If someone has never had a debit or credit card by the time they go to college, it might be safest to start with a debit card linked to their own checking account or a parent's. Many student credit cards have high interest rates, so it's easy to run up debt, especially if they miss a payment or two.

In addition, parents can't easily supervise their children's credit card spending habits when they're away at college, so it might be a bad place for them to experiment with credit for the first time.

Wouldn't it be worse to wait until after graduation? Maybe, but paying with cash or debit will keep them out of trouble. Starting adult life with a load of high-interest debt and/or a poor credit history puts recent grads at a major disadvantage and can be worse than having no credit history at all.


Paying bills on time and not having too much debt outstanding are the two most important factors in building a strong credit score.

Recent College Graduate

Why You Shouldn't Wait

Getting a credit card is an easy way to establish a credit history and begin to build a solid credit score.
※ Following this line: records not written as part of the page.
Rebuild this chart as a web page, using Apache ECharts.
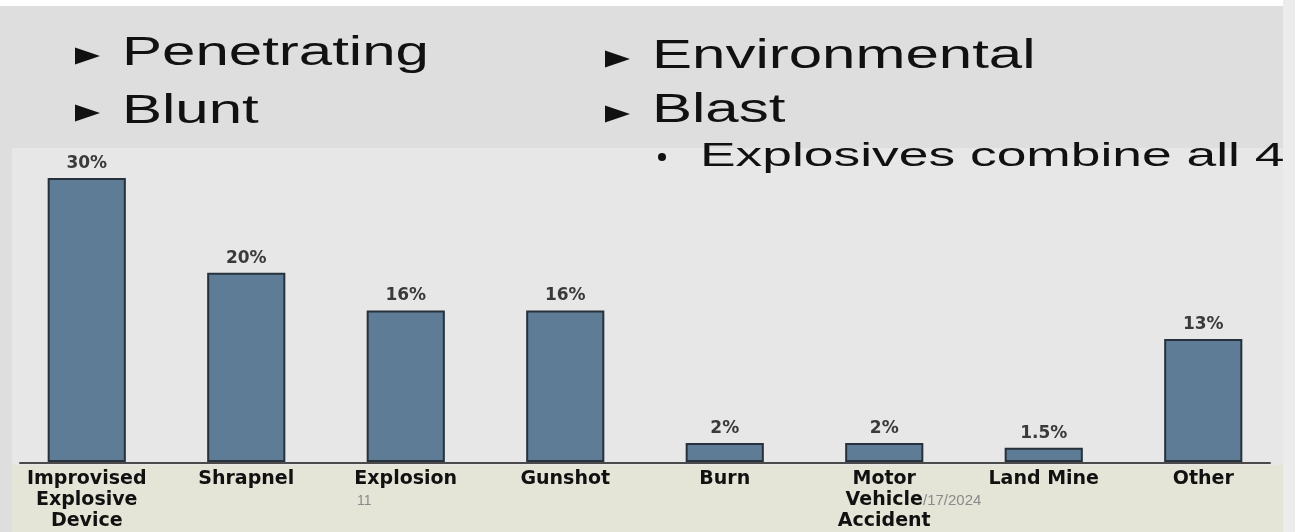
<!DOCTYPE html>
<html>
<head>
<meta charset="utf-8">
<title>Injury mechanisms</title>
<script src="https://cdn.jsdelivr.net/npm/echarts@6/dist/echarts.min.js"></script>
<style>
  html, body { margin: 0; padding: 0; background: #ffffff; }
  #chart { width: 1295px; height: 532px; }
</style>
</head>
<body>
<div id="chart"></div>
<script>
// Mechanism categories and their share of injuries (%)
const categories = [
  'Improvised\nExplosive\nDevice',
  'Shrapnel',
  'Explosion',
  'Gunshot',
  'Burn',
  'Motor\nVehicle\nAccident',
  'Land Mine',
  'Other'
];
const shares = [30, 20, 16, 16, 2, 2, 1.5, 13];

// Slide bullet text
const bulletsLeft = ['Penetrating', 'Blunt'];
const bulletsRight = ['Environmental', 'Blast'];
const subBullet = 'Explosives combine all 4';
const slideNumber = '11';
const slideDate = '/17/2024';

const chart = echarts.init(document.getElementById('chart'), null, { renderer: 'canvas' });

const headFont = '40px "Liberation Sans", Arial, sans-serif';
const subFont = '34px "Liberation Sans", Arial, sans-serif';

function bulletText(str, x, y, font, sx) {
  return {
    type: 'text', x: x, y: y, scaleX: sx, z: 10,
    style: { text: str, font: font, fill: '#111111', verticalAlign: 'middle', align: 'left' }
  };
}
function triangle(x, y) {
  return {
    type: 'polygon', z: 10,
    shape: { points: [[x, y - 8.5], [x + 25, y], [x, y + 8.5]] },
    style: { fill: '#111111' }
  };
}

const graphics = [
  // slide backdrop
  { type: 'rect', z: -10, shape: { x: 0, y: 6, width: 1283, height: 526 }, style: { fill: '#dedede' } },
  { type: 'rect', z: -9, shape: { x: 12, y: 148, width: 1271, height: 317 }, style: { fill: '#e7e7e7' } },
  { type: 'rect', z: -9, shape: { x: 12, y: 465, width: 1271, height: 67 }, style: { fill: '#e4e4d7' } },
  { type: 'rect', z: -10, shape: { x: 1283, y: 0, width: 12, height: 532 }, style: { fill: '#ececec' } },
  // bullets
  triangle(75, 56),
  bulletText(bulletsLeft[0], 122, 54, headFont, 1.5),
  triangle(75, 113),
  bulletText(bulletsLeft[1], 122, 112, headFont, 1.5),
  triangle(605, 59),
  bulletText(bulletsRight[0], 652, 57, headFont, 1.5),
  triangle(605, 114),
  bulletText(bulletsRight[1], 652, 111, headFont, 1.5),
  { type: 'circle', z: 10, shape: { cx: 662, cy: 157, r: 4 }, style: { fill: '#111111' } },
  bulletText(subBullet, 700, 157, subFont, 1.57),
  // footer
  { type: 'text', x: 357, y: 501, z: 1,
    style: { text: slideNumber, font: '14px "Liberation Sans", Arial, sans-serif', fill: '#8a8a8a', verticalAlign: 'middle' } },
  { type: 'text', x: 923, y: 501, z: 1,
    style: { text: slideDate, font: '15px "Liberation Sans", Arial, sans-serif', fill: '#8a8a8a', verticalAlign: 'middle' } }
];

const option = {
  backgroundColor: 'transparent',
  animation: false,
  graphic: graphics,
  grid: [
    { left: 7, right: 12, top: 178, bottom: 69 },
    { left: 20, right: 25, top: 178, bottom: 69 }
  ],
  xAxis: [
    {
      type: 'category', gridIndex: 0, data: categories,
      axisLine: { show: false }, axisTick: { show: false },
      axisLabel: {
        interval: 0, margin: 7, color: '#111111',
        fontFamily: '"DejaVu Sans", Verdana, sans-serif', fontWeight: 'bold',
        fontSize: 19, lineHeight: 21
      },
      z: 5
    },
    {
      type: 'category', gridIndex: 1, data: categories,
      axisLine: { show: true, lineStyle: { color: '#4a4a4a', width: 2 } },
      axisTick: { show: false }, axisLabel: { show: false }
    }
  ],
  yAxis: [
    { type: 'value', gridIndex: 0, min: 0, max: 30, show: false, splitLine: { show: false } },
    { type: 'value', gridIndex: 1, min: 0, max: 30, show: false, splitLine: { show: false } }
  ],
  series: [
    {
      type: 'bar', xAxisIndex: 0, yAxisIndex: 0,
      data: shares,
      barWidth: '49%',
      itemStyle: { color: '#5e7c96', borderColor: '#26313c', borderWidth: 2 },
      label: {
        show: true, position: 'top', distance: 6,
        formatter: p => p.value + '%',
        color: '#3a3a3a', fontFamily: '"DejaVu Sans", Verdana, sans-serif',
        fontWeight: 'bold', fontSize: 17
      }
    }
  ]
};

chart.setOption(option);
</script>
</body>
</html>
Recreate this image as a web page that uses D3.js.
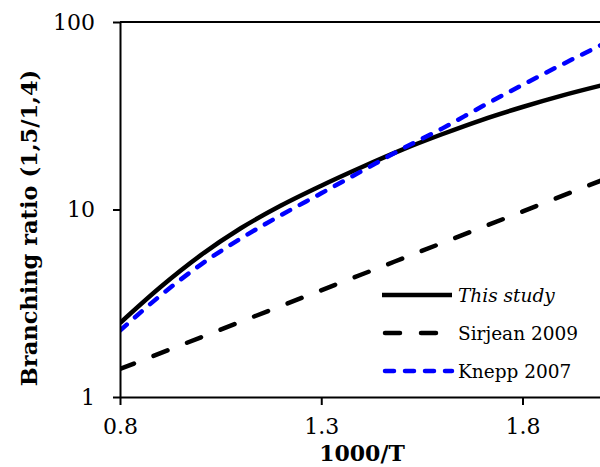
<html>
  <head>
    <style>
    body {
      margin: 0;
      background: #fff;
    }
    .tick line, .domain {
      stroke: #000;
      stroke-width: 2;
    }
    .title {
      font-family: "DejaVu Serif", serif;
      font-weight: bold;
    }
    .legend text {
      font-family: "DejaVu Serif", serif;
      font-size: 18.5px;
    }
    </style>
  </head>
  <body>
    <script src="https://d3js.org/d3.v7.min.js"></script>
    <script>
    var width = 600,
      height = 467;

    // 1000/T grid
    var invT = [0.8, 0.9, 1.0, 1.1, 1.2, 1.3, 1.4, 1.5, 1.6, 1.7, 1.8, 1.9, 2.0];
    // branching ratio
    var thisStudy = [2.48, 3.85, 5.69, 7.94, 10.5, 13.4, 16.8, 20.8, 25.2, 30.1, 35.2, 40.6, 46.1];
    var knepp = [2.26, 3.47, 5.07, 7.00, 9.33, 12.2, 16.0, 21.0, 27.0, 35.5, 46.2, 59.6, 76.2];
    var sirjeanT = [0.8, 1.1, 1.4, 1.7, 2.0];
    var sirjean = [1.41, 2.52, 4.50, 8.04, 14.4];

    var xTicks = [0.8, 1.3, 1.8];
    var yTicks = [1, 10, 100];
    var legendNames = ["This study", "Sirjean 2009", "Knepp 2007"];

    var svg = d3.select("body").append("svg")
        .attr("width", width)
        .attr("height", height);

    var x = d3.scaleLinear().domain([0.8, 2.0]).range([120, 603]);
    var y = d3.scaleLog().domain([1, 100]).range([397, 22]);

    svg.append("clipPath").attr("id", "clip")
      .append("rect").attr("x", 120).attr("y", 22).attr("width", 483).attr("height", 375);

    var line = d3.line()
      .x(function(d){ return x(d[0]); })
      .y(function(d){ return y(d[1]); })
      .curve(d3.curveMonotoneX);

    var series = [
      {name: legendNames[0], pts: d3.zip(invT, thisStudy), color: "#000", dash: null, w: 4.5},
      {name: legendNames[1], pts: d3.zip(sirjeanT, sirjean), color: "#000", dash: "15,21", w: 4.5},
      {name: legendNames[2], pts: d3.zip(invT, knepp), color: "#0000ff", dash: "9,11", w: 4.5}
    ];

    var plot = svg.append("g").attr("clip-path", "url(#clip)");
    plot.selectAll("path.series")
      .data(series)
      .enter().append("path")
        .attr("class", "series")
        .attr("d", function(d){ return line(d.pts); })
        .attr("fill", "none")
        .attr("stroke", function(d){ return d.color; })
        .attr("stroke-width", function(d){ return d.w; })
        .attr("stroke-dasharray", function(d){ return d.dash; })
        .attr("stroke-linecap", function(d){ return d.dash ? "round" : "butt"; });

    // axes
    var yAxis = svg.append("g")
      .attr("transform", "translate(120,0)")
      .call(d3.axisLeft(y).tickValues(yTicks).tickFormat(d3.format("d"))
        .tickSize(7).tickSizeOuter(0).tickPadding(18));

    var xAxis = svg.append("g")
      .attr("transform", "translate(0,397)")
      .call(d3.axisBottom(x).tickValues(xTicks).tickFormat(d3.format(".1f"))
        .tickSize(8).tickSizeOuter(0).tickPadding(13));

    [yAxis, xAxis].forEach(function(a){
      a.attr("font-family", "DejaVu Serif").attr("font-size", 22);
      a.selectAll(".tick text").attr("fill", "#000");
    });

    // top frame line
    svg.append("line")
      .attr("x1", 120).attr("x2", 603)
      .attr("y1", 22).attr("y2", 22)
      .attr("stroke", "#000").attr("stroke-width", 2);

    // titles
    svg.append("text")
      .attr("class", "title")
      .attr("x", 362).attr("y", 461)
      .attr("text-anchor", "middle")
      .style("font-size", "22px")
      .text("1000/T");

    svg.append("text")
      .attr("class", "title")
      .attr("transform", "translate(37,228) rotate(-90)")
      .attr("text-anchor", "middle")
      .style("font-size", "22.5px")
      .text("Branching ratio (1,5/1,4)");

    // legend
    var legend = svg.append("g").attr("class", "legend");
    var rows = legend.selectAll("g")
      .data(series)
      .enter().append("g")
        .attr("transform", function(d, i){ return "translate(0," + (295 + i * 38) + ")"; });

    rows.append("line")
      .attr("x1", function(d){ return d.dash ? 385 : 382; })
      .attr("x2", 452)
      .attr("stroke", function(d){ return d.color; })
      .attr("stroke-width", 4.5)
      .attr("stroke-dasharray", function(d){ return d.dash; })
      .attr("stroke-linecap", function(d){ return d.dash ? "round" : "butt"; });

    rows.append("text")
      .attr("x", 458)
      .attr("y", 7)
      .style("font-style", function(d, i){ return i === 0 ? "italic" : "normal"; })
      .text(function(d){ return d.name; });
    </script>
  </body>
</html>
Plus, a credit card is sometimes required for things like renting a car or booking a hotel room.

Grads who don't have enough of a credit history to get a conventional credit card can start out with a secured credit card. That's a special type of card that requires the cardholder to deposit money with the lender; the deposit then serves as the credit limit on the card. After they've used a secured card for a while—and made all their payments on time—the cardholder may be eligible for a regular, unsecured credit card.

Whatever type of credit card they have, it's important that new grads follow the rules for earning and keeping a high credit score. Credit scores are based on several factors, the two most important of which are payment history (does this person pay their bills on time?) and credit utilization ratio (how much credit are they using at any given time compared with the amount of credit they have available to them?). A person whose credit cards are all maxed out will have a high credit utilization ratio, and their credit score will suffer as a consequence.

Even if the new grad doesn't plan to apply for a mortgage, an auto loan, or another form of debt for which a good credit score is essential, that could change someday. Also, credit scores are used for other purposes, such as setting insurance rates, and prospective landlords and employers may look at them, too. So, establishing a good credit history will pay off in numerous ways.

Why You Should Wait

Anyone who knows they'll have difficulty managing debt might want to forgo getting a credit card until their life is more settled. Credit card companies aren't going anywhere, and the person can always change their mind later.

The Bottom Line

Credit cards are a fact of financial life, and for many people, the benefits of using them outweigh the drawbacks. When someone should get their first credit card will depend in large part on how responsibly they (or their parents) think they will handle it. While establishing a credit history is important, a bad credit history, marred by youthful mistakes, can be worse than no credit history at all. So there's no rush. If a young person isn't ready for a credit card yet, it's fine to wait until they are.